Somut-pratik-toplumsal siyasal mücadeleden kaçtıkça, kendi emeğimizle yarattığımız mesleki örgütlerimizden, sendikalarımızdan uzaklaştıkça, onları yalnız bıraktıkça, bununla da yetinmeyip onları yerden yere vurdukça, hatta sıklıkla sinik bir edayla Diyojen misali elimizde şarap, ahlaki-inançsal fıçılarımızın içine, arkasına gizlendikçe, kaçtıkça, yalpaladıkça ahlaka; hiçbir zaman bize hayrı dokunmamış hukukun üstünlüğüne sarılıyoruz.
Kapitalizm, mayası para olan bir sirke kavanozu gibidir.
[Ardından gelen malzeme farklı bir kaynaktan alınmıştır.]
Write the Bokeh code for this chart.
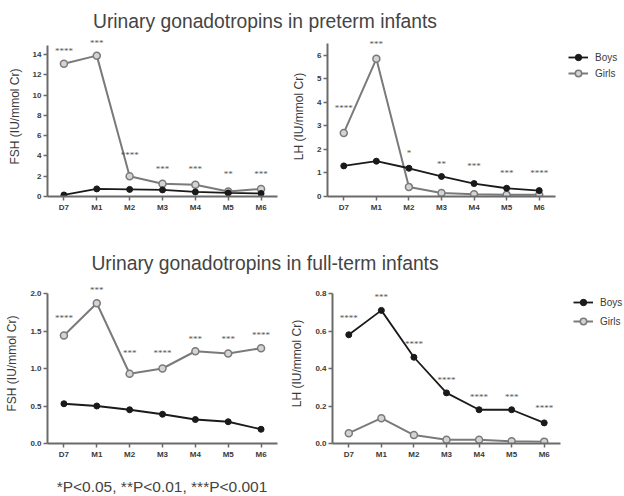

Ruhlarımızın parayla salamura edildiği bu dünyada, zaten özü gereği hiçbir ahlaki dayanağı olmayan siyasette, iktidara duygularla itiraz etmek, bu kanlı canlı, ete kemiğe bürünmüş fiziksel iktidarı bertaraf edemez. Demem o ki; kendisini ahlaki mağduriyet ve maduniyet faraziyesi üzerinden ören bir zeminde şekillenen muhalefet asla toplumsallaşamaz.
Zira her türden, temsil, seçim ve parlamenter muhalefet zemininin anlamsız hale geldiği şu günlerde, sadece sözel münakaşa, birbirine sallama siyasetidir almış başını gidiyor. Bir aralar muhalefet topyekün bir karar alıp bir hafta reisin AKP’nin adını ağzına almasa, iktidar, seçime, gösteriye, başkaldırıya gerek kalmadan hasedinden düşer diye espri yapardım. Şimdilerde bunun tersini de düşünmeye başladım. Saray erkânı ve AKP çalışanları birkaç gün hiç konuşmasalar, Atatürk’tü, Kudüs’tü, Zarraf’tı, Kılıçdaroğlu’ydu, ağızlarını açmasalar muhalefet ne yapar acaba?
Sonuçta bu evlere şenlik rejim, adına tartışma denilen kavgayla yaşar. Bu tartışma üzerinden her tür maddi çıkar genel ahlaki söylemlere, düşüncelere dönüşmeden yürüyemez. Siyasi yaratıkların kavgası gazetecilerin kavgasını davet eder, parlamentodaki tartışmalar, salonlardaki, meyhanelerdeki ve şimdilerde sosyal medyadaki tartışmalarla tamamlanır. Sistem bir dolu mızmızlanan, parmağını oynatmaktan aciz, dindarca bir edayla kelamı eylemin önüne geçiren, ahlaksızca bir ahlakiliğin çamurunda debelenen taraftar-muhalif yaratır. Bu siyaseten gürültü kirliliği, tıpkı bir orkestra ‘Reisinin’ bütün bir orkestrayı uyum içinde idare etmesi misali düzen içinde devam eder. Değil mi ki kemanlar önceden akort edilmiştir.
Bu arabesk siyasettir ki, sorumlusu olduğu düzene sanki kendisinin hiçbir sorumluluğu yokmuş gibi, kelamın arkasına sığınıp ‘batsın bu dünya’ edasıyla yaklaşan ‘ağlak’ bir muhalefet yaratır. Anlaşılan o ki her birimizin kendince bir Müslüm Babası var. Bir jiletlerimiz eksik, onun da eli kulağınadır.